If he does A, is he making it the case that current-me is committed to [help a broad range of values] (and therefore acausally making it the case that others in current-me’s situation act according to such a commitment)?
It’s not clear to me that he is. This is philosophically confusing, so I’m not confident in the following, but: I think the more plausible model of the situation is that future-me decides to do A in that concrete situation, and so others who make decisions like him in that concrete situation will do their analogue of A. His knowledge of the fact that his decision to do A wasn’t the output of argmax E(U_{broad range of values}) screens off the influence on current-me. (So your third bullet point wouldn’t hold.)
In principle I can do more crude nudges to make my future self more inclined to help different values, like immerse myself in communities with different values. But:
I’d want to be very wary about making irreversible values changes based on an argument that seems so philosophically complex, with various cruxes I might drastically change my mind on (including my poorly informed guesses about the values of others in my situation).
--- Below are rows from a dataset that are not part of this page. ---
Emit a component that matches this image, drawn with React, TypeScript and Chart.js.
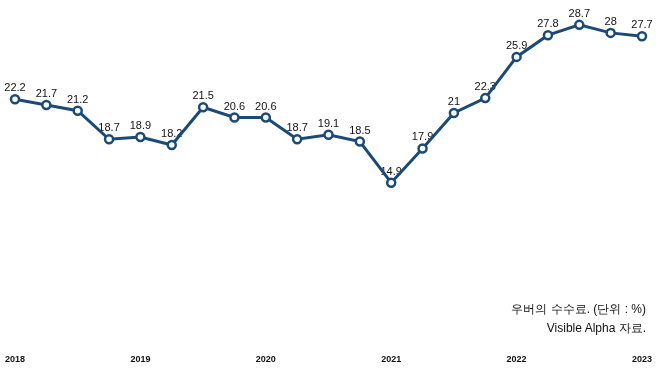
import React, { useEffect, useRef } from "react";
import { Chart, registerables } from "chart.js";

Chart.register(...registerables);

const quarters = [
  "2018", "2018Q2", "2018Q3", "2018Q4",
  "2019", "2019Q2", "2019Q3", "2019Q4",
  "2020", "2020Q2", "2020Q3", "2020Q4",
  "2021", "2021Q2", "2021Q3", "2021Q4",
  "2022", "2022Q2", "2022Q3", "2022Q4",
  "2023",
];
const commission = [
  22.2, 21.7, 21.2, 18.7, 18.9, 18.2, 21.5, 20.6, 20.6, 18.7, 19.1, 18.5,
  14.9, 17.9, 21, 22.3, 25.9, 27.8, 28.7, 28, 27.7,
];
const valueLabels = commission.map((v) => String(v));
const noteLines = ["우버의 수수료. (단위 : %)", "Visible Alpha 자료."];

const FONT = "'Liberation Sans', Arial, Helvetica, sans-serif";

const labelPlugin = {
  id: "pointLabels",
  beforeDatasetsDraw(chart: any) {
    const ctx = chart.ctx;
    const meta = chart.getDatasetMeta(0);
    ctx.save();
    ctx.font = `11px ${FONT}`;
    ctx.fillStyle = "#111111";
    ctx.textAlign = "center";
    ctx.textBaseline = "middle";
    meta.data.forEach((el: any, i: number) => {
      ctx.fillText(valueLabels[i], el.x, el.y - 11);
    });
    ctx.restore();
  },
};

export default function App() {
  const ref = useRef<HTMLCanvasElement | null>(null);
  useEffect(() => {
    document.body.style.margin = "0";
    const chart = new Chart(ref.current as HTMLCanvasElement, {
      type: "line",
      data: {
        labels: quarters,
        datasets: [
          {
            data: commission,
            borderColor: "#1c4a78",
            borderWidth: 3,
            pointRadius: 4,
            pointBorderWidth: 2.5,
            pointBackgroundColor: "#ffffff",
            pointBorderColor: "#1c4a78",
            tension: 0,
          },
        ],
      },
      options: {
        responsive: false,
        animation: false,
        layout: { padding: { left: 15, right: 16, top: 10, bottom: 4 } },
        plugins: { legend: { display: false }, tooltip: { enabled: false } },
        scales: {
          x: {
            grid: { display: false, drawTicks: false, tickLength: 0 },
            border: { display: false },
            ticks: {
              autoSkip: false,
              maxRotation: 0,
              padding: 1,
              color: "#111111",
              font: { family: FONT, size: 9, weight: "bold" },
              callback: (_v: any, i: number) => (i % 4 === 0 ? quarters[i] : ""),
            },
          },
          y: { display: false, min: 0, max: 30 },
        },
      },
      plugins: [labelPlugin],
    });
    return () => chart.destroy();
  }, []);
  return (
    <div style={{ position: "relative", width: 658, height: 370, background: "#fff" }}>
      <canvas ref={ref} width={658} height={370} />
      <div
        style={{
          position: "absolute",
          right: 12,
          top: 300,
          textAlign: "right",
          fontFamily: FONT,
          fontSize: 12,
          lineHeight: "19px",
          color: "#111",
        }}
      >
        {noteLines.map((l) => (
          <div key={l}>{l}</div>
        ))}
      </div>
    </div>
  );
}
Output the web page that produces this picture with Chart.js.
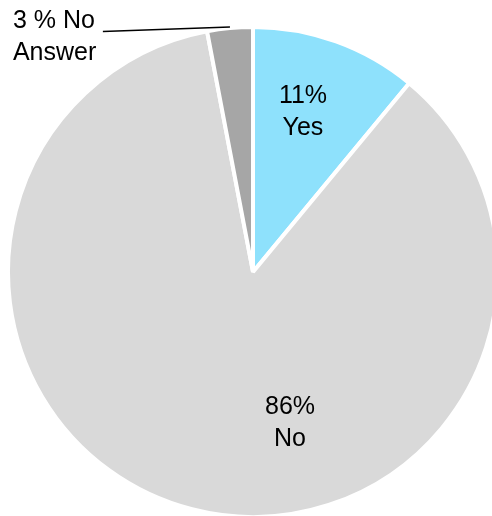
<!DOCTYPE html>
<html>
<head>
<meta charset="utf-8">
<script src="https://cdn.jsdelivr.net/npm/chart.js@4/dist/chart.umd.min.js"></script>
<style>
  html, body { margin: 0; padding: 0; background: #fff; }
  #wrap { width: 492px; height: 516px; overflow: hidden; position: relative; }
  canvas { display: block; }
</style>
</head>
<body>
<div id="wrap"><canvas id="pie" width="500" height="520"></canvas></div>
<script>
  // slice data, clockwise from 12 o'clock
  const categories = ['Yes', 'No', 'No Answer'];
  const shares = [11, 86, 3];
  const labelText = [['11%', 'Yes'], ['86%', 'No'], ['3 % No', 'Answer']];
  const colours = ['#8ee1fc', '#d9d9d9', '#a6a6a6'];

  // where each label block sits, as a fraction of the radius from the centre
  const labelSpots = [
    { fx: 0.204, fy: -0.653, align: 'center' },
    { fx: 0.151, fy: 0.618, align: 'center' },
    { fx: -0.98, fy: -0.957, align: 'left', leader: true }
  ];

  const sliceLabels = {
    id: 'sliceLabels',
    afterDatasetsDraw(chart) {
      const ctx = chart.ctx;
      const arcs = chart.getDatasetMeta(0).data;
      ctx.save();
      ctx.font = '25px "Liberation Sans", Arial, sans-serif';
      ctx.fillStyle = '#000';
      ctx.textBaseline = 'middle';
      arcs.forEach((arc, i) => {
        const spot = labelSpots[i];
        const r = arc.outerRadius;
        const x = arc.x + spot.fx * r;
        const y = arc.y + spot.fy * r;
        const lines = labelText[i];
        const lh = 32;
        ctx.textAlign = spot.align;
        lines.forEach((t, k) => {
          ctx.fillText(t, x, y + (k - (lines.length - 1) / 2) * lh);
        });
        if (spot.leader) {
          const w = ctx.measureText(lines[0]).width;
          const mid = (arc.startAngle + arc.endAngle) / 2;
          const ex = arc.x + Math.cos(mid) * r;
          const ey = arc.y + Math.sin(mid) * r;
          ctx.beginPath();
          ctx.strokeStyle = '#000';
          ctx.lineWidth = 1.5;
          ctx.moveTo(x + w + 8, y - lh / 2 + 10);
          ctx.lineTo(ex, ey - 1);
          ctx.stroke();
        }
      });
      ctx.restore();
    }
  };

  new Chart(document.getElementById('pie'), {
    type: 'pie',
    data: {
      labels: categories,
      datasets: [{
        data: shares,
        backgroundColor: colours,
        borderColor: '#ffffff',
        borderWidth: 4
      }]
    },
    options: {
      responsive: false,
      animation: false,
      layout: { padding: { left: 6, top: 25, right: 0, bottom: 1 } },
      plugins: {
        legend: { display: false },
        tooltip: { enabled: false }
      }
    },
    plugins: [sliceLabels]
  });
</script>
</body>
</html>
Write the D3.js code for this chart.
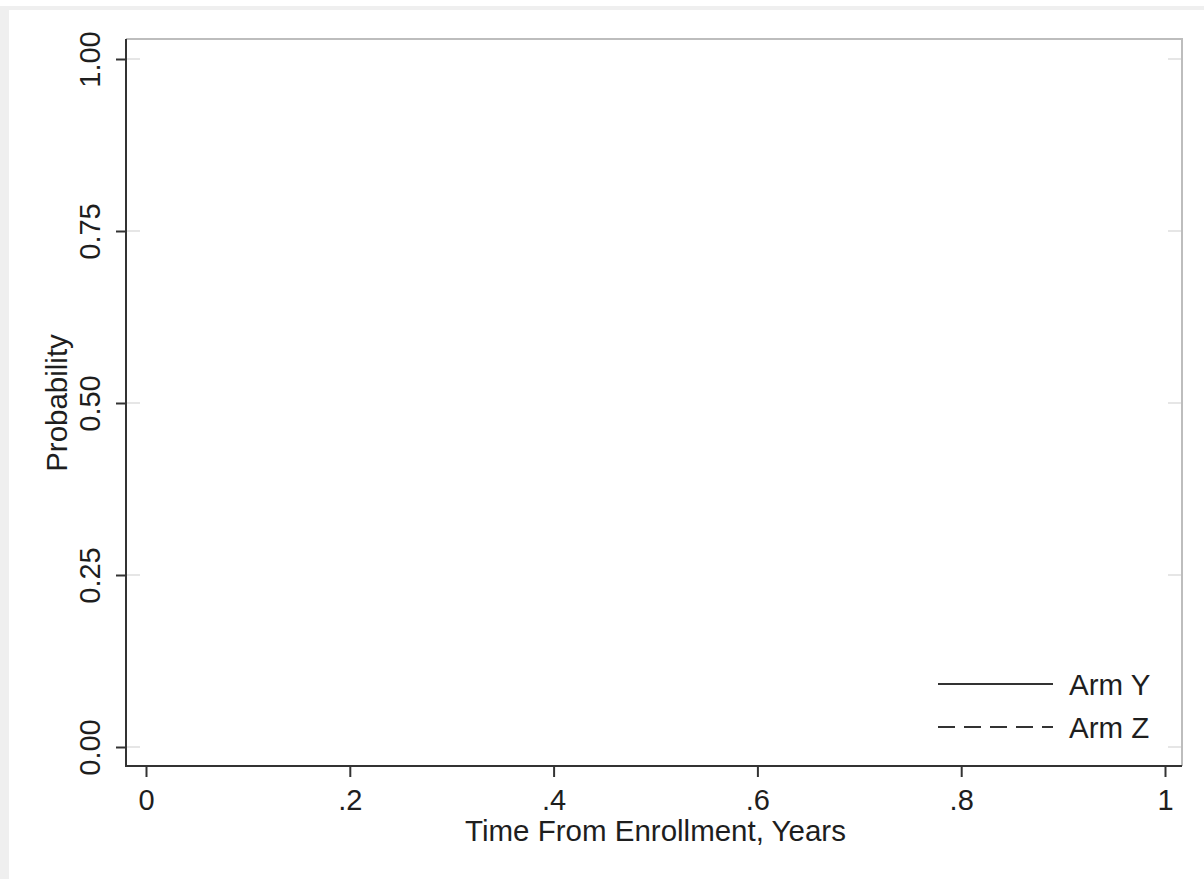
<!DOCTYPE html>
<html>
<head>
<meta charset="utf-8">
<script src="https://cdn.jsdelivr.net/npm/d3@7"></script>
<style>
  body { margin: 0; background: #fff; }
  text { font-family: "Liberation Sans", Arial, sans-serif; fill: #1e1e1e; }
</style>
</head>
<body>
<svg id="chart" width="1204" height="879"></svg>
<script>
// tick values + labels
var xTicks = [0, 0.2, 0.4, 0.6, 0.8, 1];
var xTickLabels = ["0", ".2", ".4", ".6", ".8", "1"];
var yTicks = [0, 0.25, 0.5, 0.75, 1];
var yTickLabels = ["0.00", "0.25", "0.50", "0.75", "1.00"];
// series (no points shown in the figure)
var seriesNames = ["Arm Y", "Arm Z"];
var armY = [];
var armZ = [];

var width = 1204, height = 879;
// plot frame
var frame = {left: 126, top: 39, right: 1182, bottom: 766};

var svg = d3.select("#chart");

// gray window border
svg.append("rect").attr("x", 0).attr("y", 6).attr("width", width).attr("height", height - 6).attr("fill", "#efefef");
svg.append("rect").attr("x", 9).attr("y", 10).attr("width", width - 9).attr("height", height - 10).attr("fill", "#fff");

var x = d3.scaleLinear().domain([0, 1]).range([146, 1165]);
var y = d3.scaleLinear().domain([0, 1]).range([747, 59]);

// faint grid stubs at the y ticks
yTicks.forEach(function(v) {
  svg.append("line").attr("x1", frame.left + 1).attr("x2", frame.left + 14)
    .attr("y1", y(v)).attr("y2", y(v)).attr("stroke", "#e6e6e6").attr("stroke-width", 2);
  svg.append("line").attr("x1", frame.right - 14).attr("x2", frame.right - 1)
    .attr("y1", y(v)).attr("y2", y(v)).attr("stroke", "#e6e6e6").attr("stroke-width", 2);
});

// top + right frame (light)
svg.append("path")
  .attr("d", "M" + frame.left + "," + frame.top + "H" + frame.right + "V" + frame.bottom)
  .attr("fill", "none").attr("stroke", "#bdbdbd").attr("stroke-width", 2);

// x axis
var xAxis = svg.append("g")
  .attr("transform", "translate(0," + frame.bottom + ")")
  .call(d3.axisBottom(x).tickValues(xTicks).tickSize(11).tickSizeOuter(0)
    .tickFormat(function(d, i) { return xTickLabels[i]; }));
xAxis.select(".domain").remove();
xAxis.selectAll(".tick line").attr("stroke", "#333").attr("stroke-width", 2);
xAxis.selectAll(".tick text")
  .attr("y", 44).attr("dy", 0)
  .style("font-size", "29px").attr("fill", "#1e1e1e");

// y axis
var yAxis = svg.append("g")
  .attr("transform", "translate(" + frame.left + ",0)")
  .call(d3.axisLeft(y).tickValues(yTicks).tickSize(10).tickSizeOuter(0)
    .tickFormat(function(d, i) { return yTickLabels[i]; }));
yAxis.select(".domain").remove();
yAxis.selectAll(".tick line").attr("stroke", "#333").attr("stroke-width", 2);
yAxis.selectAll(".tick text")
  .attr("transform", "rotate(-90)")
  .attr("x", 0).attr("y", -26).attr("dy", 0)
  .attr("text-anchor", "middle")
  .style("font-size", "29px").attr("fill", "#1e1e1e");

// left + bottom frame (dark)
svg.append("path")
  .attr("d", "M" + frame.left + "," + frame.top + "V" + frame.bottom + "H" + frame.right)
  .attr("fill", "none").attr("stroke", "#333").attr("stroke-width", 2);

// axis titles
svg.append("text")
  .attr("x", (x(0) + x(1)) / 2).attr("y", 841)
  .attr("text-anchor", "middle")
  .style("font-size", "29.5px")
  .text("Time From Enrollment, Years");

svg.append("text")
  .attr("transform", "translate(67," + y(0.5) + ") rotate(-90)")
  .attr("text-anchor", "middle")
  .style("font-size", "29.5px")
  .text("Probability");

// series lines (empty)
var line = d3.line().x(function(d) { return x(d[0]); }).y(function(d) { return y(d[1]); }).curve(d3.curveStepAfter);
svg.append("path").datum(armY).attr("d", line).attr("fill", "none").attr("stroke", "#333").attr("stroke-width", 2);
svg.append("path").datum(armZ).attr("d", line).attr("fill", "none").attr("stroke", "#333").attr("stroke-width", 2).attr("stroke-dasharray", "17,9");

// legend
var dashes = [null, "17,9"];
var legend = svg.append("g").attr("transform", "translate(938,684)");
seriesNames.forEach(function(name, i) {
  var row = legend.append("g").attr("transform", "translate(0," + (i * 43) + ")");
  row.append("line").attr("x1", 0).attr("x2", 115).attr("y1", 0).attr("y2", 0)
    .attr("stroke", "#333").attr("stroke-width", 2)
    .attr("stroke-dasharray", dashes[i]);
  row.append("text").attr("x", 131).attr("y", 11)
    .style("font-size", "29.5px").text(name);
});
</script>
</body>
</html>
An idealized agent could do a fancy conditional commitment like “change my values, but revert back to the old ones if I come to realize the argument in favor of this change was confused”; unfortunately I’m not such an agent.
I’d worry that the more concrete we get in specifying the decision of what crude nudges to make, the more idiosyncratic my decision situation becomes, such that, again, your third bullet point would no longer hold.
These crude nudges might be quite far from the full commitment we wanted in the first place.